Drug overdose kills one European per hour
06.11.08 @ 17:42
BRUSSELS - Although drugs consumption in Europe in the last year has remained relatively stable, its levels are still alarmingly high, and the use of cocaine has even noted an increase in some countries, the European Monitoring Centre for Drugs and Drug Addiction said on Thursday (6 November) in its annual report.
One European dies every hour from drug overdose, with young people being particularly vulnerable, says the document, which covers developments across the EU as well as in Croatia, Turkey and Norway.
Cannabis remains the most consumed illicit drug in Europe, with some 71 million people aged 15 to 64 years old having tried it at least once in their lives and 23 million having used it in the past year alone.
Italy, Spain, the Czech Republic, and France topped the list of cannabis consumers last year, while the lowest use of marijuana was found in Malta, Bulgaria, Greece, and Sweden.
Some 4 million people across Europe, many of whom are young, are estimated to be using it on a daily or almost daily basis, although the report also underlines that the drug's global consumption seems to be "stable or declining."

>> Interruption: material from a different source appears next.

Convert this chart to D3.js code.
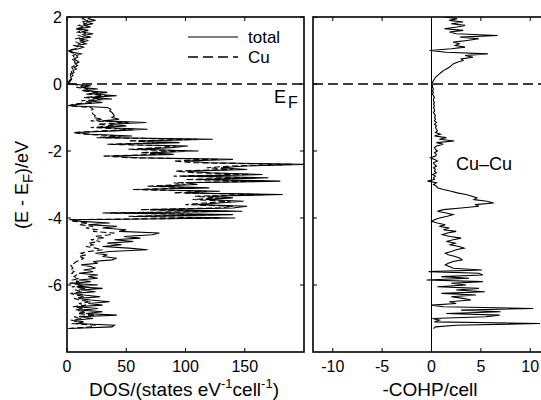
<!DOCTYPE html>
<html>
<head>
<meta charset="utf-8">
<script src="https://cdn.jsdelivr.net/npm/d3@7"></script>
<style>
  body { margin: 0; background: #fff; }
  text { font-family: "Liberation Sans", Arial, sans-serif; fill: #000; }
</style>
</head>
<body>
<script>
// energy grid (eV, relative to E_F), ascending
var eStart = -7.3, eStep = 0.05;

// total DOS (states/eV/cell)
var dosTotal = [
  2, 38, 40, 8, 14, 6, 22, 10, 42, 16,
  30, 12, 26, 8, 30, 18, 36, 20, 10, 28,
  14, 6, 24, 12, 30, 8, 26, 4, 20, 10,
  26, 18, 26, 10, 22, 14, 24, 20, 12, 26,
  22, 38, 42, 30, 34, 24, 36, 68, 52, 30,
  46, 34, 56, 40, 62, 48, 72, 78, 44, 50,
  30, 42, 18, 36, 12, 4, 142, 60, 140, 36,
  148, 70, 140, 152, 110, 128, 149, 117, 140, 120,
  182, 100, 129, 62, 120, 75, 110, 100, 180, 110,
  170, 100, 165, 120, 102, 152, 130, 150, 202, 120,
  100, 140, 60, 37, 90, 70, 111, 60, 88, 102,
  40, 95, 60, 123, 30, 55, 20, 8, 40, 68,
  28, 50, 36, 67, 30, 44, 38, 40, 39, 38,
  36, 37, 34, 2, 10, 30, 18, 38, 20, 42,
  22, 34, 16, 26, 12, 20, 3, 2, 3, 4,
  3, 5, 4, 6, 5, 8, 6, 9, 7, 10,
  8, 6, 9, 8, 12, 5, 2, 10, 14, 8,
  16, 12, 18, 10, 20, 14, 22, 12, 18, 10,
  20, 14, 22, 16, 24, 18, 20
];

// Cu partial DOS
var dosCu = [
  1, 20, 24, 5, 8, 4, 12, 6, 24, 9,
  16, 7, 14, 5, 16, 10, 20, 11, 6, 15,
  8, 3, 13, 7, 16, 4, 14, 2, 10, 5,
  10, 6, 8, 4, 6, 3, 5, 4, 3, 6,
  8, 12, 14, 10, 16, 12, 18, 30, 24, 16,
  22, 18, 28, 20, 32, 24, 36, 40, 22, 26,
  16, 22, 10, 18, 6, 2, 130, 52, 128, 30,
  136, 62, 128, 140, 100, 116, 138, 106, 128, 108,
  170, 90, 118, 55, 108, 68, 100, 90, 168, 100,
  158, 90, 154, 108, 92, 140, 118, 138, 190, 108,
  90, 128, 52, 30, 80, 62, 100, 52, 78, 92,
  34, 84, 52, 110, 25, 46, 15, 5, 30, 56,
  20, 40, 26, 52, 20, 30, 22, 24, 22, 21,
  20, 22, 20, 1, 6, 22, 12, 30, 14, 34,
  16, 26, 12, 20, 8, 14, 2, 1, 2, 3,
  2, 3, 3, 4, 3, 5, 4, 6, 5, 7,
  6, 4, 6, 5, 8, 3, 1, 7, 10, 6,
  11, 8, 13, 7, 14, 10, 16, 9, 13, 7,
  15, 10, 16, 12, 18, 13, 15
];

// -COHP Cu-Cu (per cell)
var cohp = [
  0.2, 0.4, 2.5, 11, 0.3, 0.8, 0.1, 5.5, 6.9, 1.5,
  7.0, 3.0, 10.3, 1.2, 0.0, 2.5, 1.8, 4.0, 3.2, 2.0,
  4.5, 1.0, 5.4, 2.5, 4.8, 0.6, 3.5, 2.0, 5.2, -0.5,
  3.8, 1.0, 5.2, 4.8, -0.3, 5.1, 2.2, 1.8, 1.4, 1.7,
  2.2, 3.1, 2.9, 2.4, 1.7, 1.4, 2.0, 2.5, 3.3, 2.8,
  1.9, 2.4, 1.5, 2.2, 3.0, 1.9, 1.1, 1.6, 2.5, 1.2,
  1.8, 0.8, 1.4, 0.6, 0.0, 0.3, 0.8, 1.6, 2.2, 1.5,
  0.6, 1.2, 3.0, 4.8, 4.4, 6.3, 5.6, 4.3, 4.6, 4.1,
  3.5, 2.6, 2.0, 1.2, 0.6, 0.5, 0.2, 0.5, -0.4, 0.3,
  0.2, 0.4, 0.1, 0.5, 0.3, 0.4, 0.2, 0.5, 0.3, 0.2,
  0.6, 0.3, -0.1, 0.4, 0.5, 0.3, 0.6, 0.4, 0.3, 0.5,
  1.2, 0.5, 2.3, 0.8, 1.5, 0.3, 0.9, 0.4, 0.6, 0.5,
  0.4, 0.5, 0.3, 0.5, 0.3, 0.4, 0.3, 0.4, 0.3, 0.2,
  0.3, 0.3, 0.2, 0.3, 0.2, 0.3, 0.2, 0.2, 0.3, 0.2,
  0.1, 0.2, 0.1, 0.2, 0.1, 0.1, 0.05, 0.1, 0.2, 0.3,
  0.4, 0.6, 0.8, 1.0, 1.2, 1.5, 1.8, 2.0, 2.2, 2.6,
  3.2, 3.0, 4.2, 3.4, 5.7, 1.5, -0.2, 2.0, 3.4, 2.4,
  2.8, 2.2, 3.6, 4.8, 2.9, 6.7, 2.5, 1.8, 3.2, 1.3,
  2.6, 3.4, 2.0, 3.2, 1.8, 2.6, 1.3
];

var yTicks = [2, 0, -2, -4, -6];
var dosTicks = [0, 50, 100, 150];
var cohpTicks = [-10, -5, 0, 5, 10];

var W = 541, H = 400;
var plotTop = 17, plotBottom = 352;

var svg = d3.select("body").append("svg")
    .attr("width", W).attr("height", H);
svg.append("rect").attr("width", W).attr("height", H).attr("fill", "#fff");

var y = d3.scaleLinear().domain([-8, 2]).range([plotBottom, plotTop]);
var xDos = d3.scaleLinear().domain([0, 200]).range([67, 304]);
var xCohp = d3.scaleLinear().domain([-12, 12]).range([313, 550]);

var energy = function(i){ return eStart + i * eStep; };

var defs = svg.append("defs");
defs.append("clipPath").attr("id", "clipL").append("rect")
    .attr("x", 67).attr("y", plotTop).attr("width", 304 - 67).attr("height", plotBottom - plotTop);
defs.append("clipPath").attr("id", "clipR").append("rect")
    .attr("x", 313).attr("y", plotTop).attr("width", 550 - 313).attr("height", plotBottom - plotTop);

var line = function(xs){
  return d3.line()
    .x(function(d){ return xs(d); })
    .y(function(d, i){ return y(energy(i)); });
};

// ---- left panel: DOS
var gL = svg.append("g");
gL.append("path").datum(dosCu)
    .attr("clip-path", "url(#clipL)")
    .attr("d", line(xDos))
    .attr("fill", "none").attr("stroke", "#000")
    .attr("stroke-width", 1.1).attr("stroke-dasharray", "6,3");
gL.append("path").datum(dosTotal)
    .attr("clip-path", "url(#clipL)")
    .attr("d", line(xDos))
    .attr("fill", "none").attr("stroke", "#000").attr("stroke-width", 1.1);

// ---- right panel: COHP
var gR = svg.append("g");
gR.append("line")
    .attr("x1", xCohp(0)).attr("x2", xCohp(0))
    .attr("y1", plotTop).attr("y2", plotBottom)
    .attr("stroke", "#000").attr("stroke-width", 1);
gR.append("path").datum(cohp)
    .attr("clip-path", "url(#clipR)")
    .attr("d", line(xCohp))
    .attr("fill", "none").attr("stroke", "#000").attr("stroke-width", 1.1);

// Fermi level
[[67, 304], [313, 550]].forEach(function(r){
  svg.append("line")
      .attr("x1", r[0]).attr("x2", r[1])
      .attr("y1", y(0)).attr("y2", y(0))
      .attr("stroke", "#000").attr("stroke-width", 1.3)
      .attr("stroke-dasharray", "10,5");
});

// frames and inward ticks
var frame = function(xs, ticksX, showY){
  var x0 = xs.range()[0], x1 = xs.range()[1];
  var g = svg.append("g");
  g.append("rect").attr("x", x0).attr("y", plotTop)
      .attr("width", x1 - x0).attr("height", plotBottom - plotTop)
      .attr("fill", "none").attr("stroke", "#000").attr("stroke-width", 1.6);
  ticksX.forEach(function(t){
    g.append("line").attr("x1", xs(t)).attr("x2", xs(t))
        .attr("y1", plotBottom).attr("y2", plotBottom - 4).attr("stroke", "#000");
    g.append("line").attr("x1", xs(t)).attr("x2", xs(t))
        .attr("y1", plotTop).attr("y2", plotTop + 4).attr("stroke", "#000");
    g.append("text").attr("x", xs(t)).attr("y", 372)
        .attr("text-anchor", "middle").attr("font-size", 16)
        .text(t);
  });
  yTicks.forEach(function(t){
    g.append("line").attr("x1", x0).attr("x2", x0 + 4)
        .attr("y1", y(t)).attr("y2", y(t)).attr("stroke", "#000");
    g.append("line").attr("x1", x1).attr("x2", x1 - 4)
        .attr("y1", y(t)).attr("y2", y(t)).attr("stroke", "#000");
    if (showY) {
      g.append("text").attr("x", x0 - 5).attr("y", y(t) + 6)
          .attr("text-anchor", "end").attr("font-size", 16)
          .text(t);
    }
  });
};
frame(xDos, dosTicks, true);
frame(xCohp, cohpTicks, false);

// legend
svg.append("line").attr("x1", 188).attr("x2", 238).attr("y1", 37).attr("y2", 37)
    .attr("stroke", "#000").attr("stroke-width", 1.1);
svg.append("text").attr("x", 248).attr("y", 43).attr("font-size", 17).text("total");
svg.append("line").attr("x1", 188).attr("x2", 238).attr("y1", 57).attr("y2", 57)
    .attr("stroke", "#000").attr("stroke-width", 1.3).attr("stroke-dasharray", "10,5");
svg.append("text").attr("x", 248).attr("y", 63).attr("font-size", 17).text("Cu");

// E_F label
var ef = svg.append("text").attr("x", 274).attr("y", 103).attr("font-size", 18);
ef.append("tspan").text("E");
ef.append("tspan").attr("dx", 2).attr("dy", 5).attr("font-size", 16).text("F");

svg.append("text").attr("x", 456).attr("y", 170).attr("font-size", 18).text("Cu\u2013Cu");

// axis titles
var xt = svg.append("text").attr("x", 184).attr("y", 396)
    .attr("text-anchor", "middle").attr("font-size", 19);
xt.append("tspan").text("DOS/(states eV");
xt.append("tspan").attr("dy", -8).attr("font-size", 13).text("-1");
xt.append("tspan").attr("dy", 8).text("cell");
xt.append("tspan").attr("dy", -8).attr("font-size", 13).text("-1");
xt.append("tspan").attr("dy", 8).text(")");

svg.append("text").attr("x", 430).attr("y", 396)
    .attr("text-anchor", "middle").attr("font-size", 19).text("-COHP/cell");

var yt = svg.append("text")
    .attr("transform", "translate(28,185) rotate(-90)")
    .attr("text-anchor", "middle").attr("font-size", 18);
yt.append("tspan").text("(E - E");
yt.append("tspan").attr("dy", 5).attr("font-size", 15).text("F");
yt.append("tspan").attr("dy", -5).text(")/eV");
</script>
</body>
</html>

On the other hand, however, the consumption of cocaine has noted an increase in seven member states – France, Ireland, Spain, the UK, Italy, Denmark and Portugal.
Overall, 3.5 million young Europeans (15–34 years) have used cocaine in the last year, and 1.5 million in the last month.
Cocaine is mostly to be found on the illicit stimulant market in the west and south of Europe, while elsewhere use and availability remain generally low, according to the report.
In contrast, amphetamines and ecstasy remain the prevailing stimulants in most northern, central and eastern EU countries, especially in those which joined the bloc in 2004 and 2007.
One death per hour
Presenting the report at a press conference in the European Parliament, EMCDDA director Wolfgang Gotz underlined the harm caused by drug consumption and said drug overdose remained one of the main causes of death among the young people in Europe.
"We estimate there are 7,000 to 8,000 drug-induced deaths in Europe per year," he said. "In simple terms, we can say that one of our citizens dies per hour because of an overdose. We should really think whether we can allow ourselves this appalling waste of life."
The majority of these deaths are related to heroin, he explained, but some 450 of them can be attributed directly to cocaine, "which is now the worrying development."
"A couple of years ago, we were quite optimistic that the levels of drug-related deaths were falling and they were falling quite regularly - at least until 2003. But this seems to be no longer the case," Mr Gotz added.
In reaction to the report, EU justice commissioner Jacques Barrot said that its "alarming" findings underlined "the urgent need to highlight to young people the serious risks of taking drugs."
Brussels said it is planning "a major public campaign" next year to discuss the risks related to drugs use and to make citizens aware of the figures.